Bisnis.com, JAKARTA—Pemerintah Indonesia dinilai gegabah menyepakati perjanjian penempatan serta perlindungan untuk tenaga kerja Indonesia (TKI) informal dengan Arab Saudi.
Direktur Eksekutif Migrant Care Anis Hidayah mengatakan kesepakatan perjanjian harus melalui pembahasan serius yang mengacu data konkret masalah yang selama ini menimpa TKI.
“Perjanjian perlindungan tersebut harus mengacu pada penyelesaian sengketa TKI dengan majikan sesuai standar perlindungan yang ditetapkan ILO,” katanya, Selasa (18/2/2014).
Menjelang ditandatanginya kesepakatan tersebut, jelasnya, Arab Saudi dan Indonesia masih belum tuntas menyelesaikan sengketa TKI. Saat ini, masih terdapat sedikitnya 38 TKI yang terancam hukuman mati, sebanyak 5 diantaranya sudah vonis tetap.
Selain itu, kasus TKI/WNI overstay yang jumlahnya mencapai 90.000 orang dari 101.067 TKI overstay juga masih belum bisa terselesaikan. Hingga saat ini, kedua pemerintah hanya mampu menyelesaikan masalah TKI overstay sebanyak 10.000 orang saja.
Dengan banyaknya kasus tersebut, harusnya pemerintah menuntut Arab Saudi untuk lebih dulu menyelesaikan sejumlah kasus tersebut sebagai bentuk keseriusan menangani kasus kekerasan dan pelanggaran HAM yang kerap menimpa TKI.
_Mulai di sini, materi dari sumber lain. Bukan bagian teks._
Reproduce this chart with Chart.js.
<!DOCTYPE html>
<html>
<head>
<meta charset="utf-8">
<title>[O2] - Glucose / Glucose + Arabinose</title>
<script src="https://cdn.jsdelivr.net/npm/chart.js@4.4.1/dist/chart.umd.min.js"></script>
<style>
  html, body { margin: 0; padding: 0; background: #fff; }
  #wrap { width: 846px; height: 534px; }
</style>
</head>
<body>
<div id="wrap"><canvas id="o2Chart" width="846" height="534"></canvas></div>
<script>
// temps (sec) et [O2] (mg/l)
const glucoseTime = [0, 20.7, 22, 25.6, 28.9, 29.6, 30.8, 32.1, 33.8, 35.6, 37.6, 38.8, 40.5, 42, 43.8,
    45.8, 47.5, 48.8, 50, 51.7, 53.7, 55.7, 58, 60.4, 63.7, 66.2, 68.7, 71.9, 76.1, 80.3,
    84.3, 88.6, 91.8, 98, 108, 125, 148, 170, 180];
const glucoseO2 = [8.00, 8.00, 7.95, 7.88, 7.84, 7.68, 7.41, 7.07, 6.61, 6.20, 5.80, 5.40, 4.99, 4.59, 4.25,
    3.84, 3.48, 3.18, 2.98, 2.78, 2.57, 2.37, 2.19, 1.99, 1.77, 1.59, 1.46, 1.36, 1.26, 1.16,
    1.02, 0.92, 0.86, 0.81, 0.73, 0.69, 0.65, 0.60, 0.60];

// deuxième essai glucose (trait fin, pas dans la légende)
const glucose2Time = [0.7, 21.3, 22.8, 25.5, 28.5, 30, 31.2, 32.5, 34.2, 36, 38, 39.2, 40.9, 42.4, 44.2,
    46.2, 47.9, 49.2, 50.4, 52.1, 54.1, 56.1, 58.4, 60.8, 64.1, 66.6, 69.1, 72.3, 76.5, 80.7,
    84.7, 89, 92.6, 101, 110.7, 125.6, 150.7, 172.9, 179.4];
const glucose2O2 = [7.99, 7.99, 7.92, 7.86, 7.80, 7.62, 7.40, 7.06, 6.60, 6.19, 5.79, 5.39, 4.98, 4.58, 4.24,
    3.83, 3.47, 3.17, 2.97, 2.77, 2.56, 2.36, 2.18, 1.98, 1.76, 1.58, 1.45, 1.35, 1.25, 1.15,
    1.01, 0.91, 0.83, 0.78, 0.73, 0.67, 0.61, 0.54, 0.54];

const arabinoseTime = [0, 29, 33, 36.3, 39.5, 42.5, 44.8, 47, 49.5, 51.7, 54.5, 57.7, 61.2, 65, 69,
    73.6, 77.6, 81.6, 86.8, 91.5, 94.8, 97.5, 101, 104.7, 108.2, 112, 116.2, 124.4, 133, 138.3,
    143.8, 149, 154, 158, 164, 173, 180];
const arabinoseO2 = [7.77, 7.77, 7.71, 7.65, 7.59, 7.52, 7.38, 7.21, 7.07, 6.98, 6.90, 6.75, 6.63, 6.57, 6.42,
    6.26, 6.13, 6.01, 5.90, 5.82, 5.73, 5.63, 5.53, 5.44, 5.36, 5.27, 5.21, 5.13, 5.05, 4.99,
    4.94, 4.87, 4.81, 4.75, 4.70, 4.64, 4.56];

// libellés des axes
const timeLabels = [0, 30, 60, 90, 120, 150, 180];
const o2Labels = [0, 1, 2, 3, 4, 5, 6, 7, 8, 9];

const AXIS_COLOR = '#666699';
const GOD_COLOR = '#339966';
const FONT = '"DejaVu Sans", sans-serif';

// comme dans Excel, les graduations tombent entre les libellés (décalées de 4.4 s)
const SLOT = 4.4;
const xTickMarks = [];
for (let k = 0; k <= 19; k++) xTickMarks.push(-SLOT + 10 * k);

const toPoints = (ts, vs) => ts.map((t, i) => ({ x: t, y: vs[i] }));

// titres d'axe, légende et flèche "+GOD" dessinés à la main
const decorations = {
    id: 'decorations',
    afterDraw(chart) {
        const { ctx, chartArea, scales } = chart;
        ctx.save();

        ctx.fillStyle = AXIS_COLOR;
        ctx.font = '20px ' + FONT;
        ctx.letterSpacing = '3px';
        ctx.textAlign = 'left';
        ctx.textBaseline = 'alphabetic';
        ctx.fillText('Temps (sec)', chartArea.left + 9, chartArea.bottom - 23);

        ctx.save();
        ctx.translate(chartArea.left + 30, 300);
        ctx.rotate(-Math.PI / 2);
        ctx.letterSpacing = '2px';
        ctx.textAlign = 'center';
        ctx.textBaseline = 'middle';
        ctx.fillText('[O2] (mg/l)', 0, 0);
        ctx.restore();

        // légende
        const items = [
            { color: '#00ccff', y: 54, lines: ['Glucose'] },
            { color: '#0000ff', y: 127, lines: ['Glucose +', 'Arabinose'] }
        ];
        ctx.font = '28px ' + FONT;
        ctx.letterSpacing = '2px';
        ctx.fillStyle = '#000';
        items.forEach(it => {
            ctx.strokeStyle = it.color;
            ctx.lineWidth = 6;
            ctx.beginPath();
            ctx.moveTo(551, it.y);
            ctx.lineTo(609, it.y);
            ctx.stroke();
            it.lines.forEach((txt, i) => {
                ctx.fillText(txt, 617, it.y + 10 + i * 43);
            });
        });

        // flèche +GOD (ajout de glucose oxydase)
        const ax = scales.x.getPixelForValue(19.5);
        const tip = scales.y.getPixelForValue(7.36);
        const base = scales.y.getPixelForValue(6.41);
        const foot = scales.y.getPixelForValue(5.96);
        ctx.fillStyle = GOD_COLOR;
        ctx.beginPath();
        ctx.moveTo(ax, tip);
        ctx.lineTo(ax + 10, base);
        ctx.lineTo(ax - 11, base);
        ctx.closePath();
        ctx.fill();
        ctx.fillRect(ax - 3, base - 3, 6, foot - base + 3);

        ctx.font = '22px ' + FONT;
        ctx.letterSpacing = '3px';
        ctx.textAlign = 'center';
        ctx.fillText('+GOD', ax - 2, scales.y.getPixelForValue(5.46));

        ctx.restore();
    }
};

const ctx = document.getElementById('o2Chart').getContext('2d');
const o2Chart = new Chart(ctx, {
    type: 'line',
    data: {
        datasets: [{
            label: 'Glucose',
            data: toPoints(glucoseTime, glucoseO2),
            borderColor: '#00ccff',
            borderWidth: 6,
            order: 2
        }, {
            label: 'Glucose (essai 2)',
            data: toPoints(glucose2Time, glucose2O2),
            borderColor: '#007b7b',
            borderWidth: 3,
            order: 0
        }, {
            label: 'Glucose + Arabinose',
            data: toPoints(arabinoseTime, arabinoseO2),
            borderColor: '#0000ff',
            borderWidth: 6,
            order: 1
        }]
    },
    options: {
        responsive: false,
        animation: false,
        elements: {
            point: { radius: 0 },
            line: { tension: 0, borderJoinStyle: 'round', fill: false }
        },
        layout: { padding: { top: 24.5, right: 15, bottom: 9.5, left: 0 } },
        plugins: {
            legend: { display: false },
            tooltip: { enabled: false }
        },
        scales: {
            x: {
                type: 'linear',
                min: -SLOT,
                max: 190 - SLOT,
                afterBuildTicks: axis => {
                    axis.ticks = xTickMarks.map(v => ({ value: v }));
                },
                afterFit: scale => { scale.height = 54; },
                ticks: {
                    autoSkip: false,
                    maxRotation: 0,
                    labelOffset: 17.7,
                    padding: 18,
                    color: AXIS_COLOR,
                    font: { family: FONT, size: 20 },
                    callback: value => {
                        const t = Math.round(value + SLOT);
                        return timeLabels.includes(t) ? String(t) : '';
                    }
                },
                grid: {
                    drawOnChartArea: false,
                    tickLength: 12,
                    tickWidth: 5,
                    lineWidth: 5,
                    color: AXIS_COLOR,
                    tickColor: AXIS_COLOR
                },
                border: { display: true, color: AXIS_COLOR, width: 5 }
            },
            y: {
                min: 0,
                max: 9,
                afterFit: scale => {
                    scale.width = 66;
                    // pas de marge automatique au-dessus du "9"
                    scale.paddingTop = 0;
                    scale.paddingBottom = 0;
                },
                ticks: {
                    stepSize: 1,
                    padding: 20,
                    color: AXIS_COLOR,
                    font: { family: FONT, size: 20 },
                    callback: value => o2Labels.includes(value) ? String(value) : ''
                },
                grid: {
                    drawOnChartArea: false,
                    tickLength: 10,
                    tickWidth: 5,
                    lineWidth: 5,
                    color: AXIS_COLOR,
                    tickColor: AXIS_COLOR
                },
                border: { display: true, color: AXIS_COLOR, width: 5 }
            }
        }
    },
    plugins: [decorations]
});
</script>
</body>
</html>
“Pemerintah harus berani meminta jaminan kepada pemerintah Arab Saudi terkait sanksi yang diberikan kepada majikan.”
Untuk itu, sejumlah mekanisme teknis terkait hak, kewajiban, serta sanksi harus disusun detil untuk menguatkan perlindungan terhadap TKI di Arab Saudi. “Pemerintah harus mendetilkan perjanjian tersebut melalui mekanisme lanjutan. Jangan sampai perjanjian tersebut justru menambah kasus TKI informal di Arab Saudi.”
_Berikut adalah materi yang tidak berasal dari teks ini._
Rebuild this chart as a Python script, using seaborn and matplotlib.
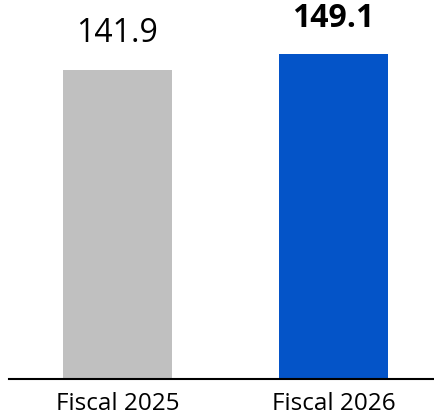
import seaborn as sns
from matplotlib import pyplot as plt
import pandas as pd

categories = ["Fiscal 2025", "Fiscal 2026"]
values = [141.9, 149.1]
bar_colors = ["#c0c0c0", "#0454c8"]

df = pd.DataFrame({"period": categories, "value": values})

sns.set_style("white")
plt.rcParams['font.family'] = ['Open Sans', 'DejaVu Sans']
plt.rcParams['text.color'] = 'black'
plt.rcParams['xtick.color'] = 'black'

fig = plt.figure(figsize=(4.35, 4.15), dpi=100)
ax = fig.add_axes([9 / 435, 1 - 379 / 415, 426 / 435, 379 / 415])

sns.barplot(data=df, x="period", y="value", hue="period",
            palette=bar_colors, saturation=1, width=0.505, linewidth=0,
            legend=False, ax=ax)

ax.set_xlim(-0.502, 1.470)
ax.set_ylim(0, 173.9)

for i, (cat, v) in enumerate(zip(categories, values)):
    ax.annotate(f"{v:.1f}", (i, v), xytext=(0, 14), textcoords="offset points",
                ha="center", va="bottom", fontsize=23, color="black",
                fontweight="bold" if i == 1 else "normal")

for s in ["top", "right", "left"]:
    ax.spines[s].set_visible(False)
ax.spines["bottom"].set_color("black")
ax.spines["bottom"].set_linewidth(1.5)
ax.set_yticks([])
ax.set_xlabel("")
ax.set_ylabel("")
ax.tick_params(axis="x", length=0, labelsize=17.5, pad=9, labelcolor="black")

fig.savefig("out.png", dpi=100)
Jangan sampai, penandatanganan perjanjian tersebut hanya bertujuan bisnis semata tanpa memperhatikan perlindungan terhadap TKI. “Penandatanganan kesepakatan ini awal dari rencana pembukaan moratorium TKI ke Arab Saudi yang sudah berlangsung sejak Agustus 2011.”
Ada indikasi, papar Anis, penandatanganan perjanjian perlindungan ini muncul pascalobi pengusaha pengerah jasa TKI yang selama ini kehilangan untung akibat kebijakan moratorium. “Pasalnya, Arab Saudi memang menjadi negara penempatan favorit para calon TKI dan PPTKIS.”
Sebelumnya, kepada Bisnis.com, Direktur Perlindungan Warga Negara Indonesia (WNI) dan Badan Hukum Indonesia di Luar Negeri Kementerian Luar Negeri Tatang Budie Utama Razak mengatakan negosiasi dengan Arab Saudi terkait pengiriman kembali TKI masih terganjal, menyusul belum disepakatinya joint committee skema penyelesaian sengketa antara kedua belah pihak.
Namun saat ini, Menteri Tenaga Kerja dan Transmigrasi Muhaimin Iskandar sudah berada di Riyadh untuk menandatangani perjanjian penempatan dan perlindungan untuk TKI informal. Sesuai rencana,
perjanjian akan ditandatangai bersama Arab Saudi pada Rabu (19/2/2014).
Dengan ditandatangani perjanjian bilateral tersebut, kata Muhaimin, perlindungan TKI informal dipastikan akan lebih optimal sehingga kasus yang menimpa TKI bisa diminimalisasi. “Kami ingin Arab Saudi memberikan perhatian khusus pada TKI,” katanya dalam siaran pers, Selasa (18/2/2014).
Perjanjian tersebut mencakup antara lain pembuatan kontrak kerja secara online, akses komunikasi, penyediaan 1 hari libur dalam 1 minggu, serta sistem penggajian yang dilakukan melalui jasa perbankan untuk TKI.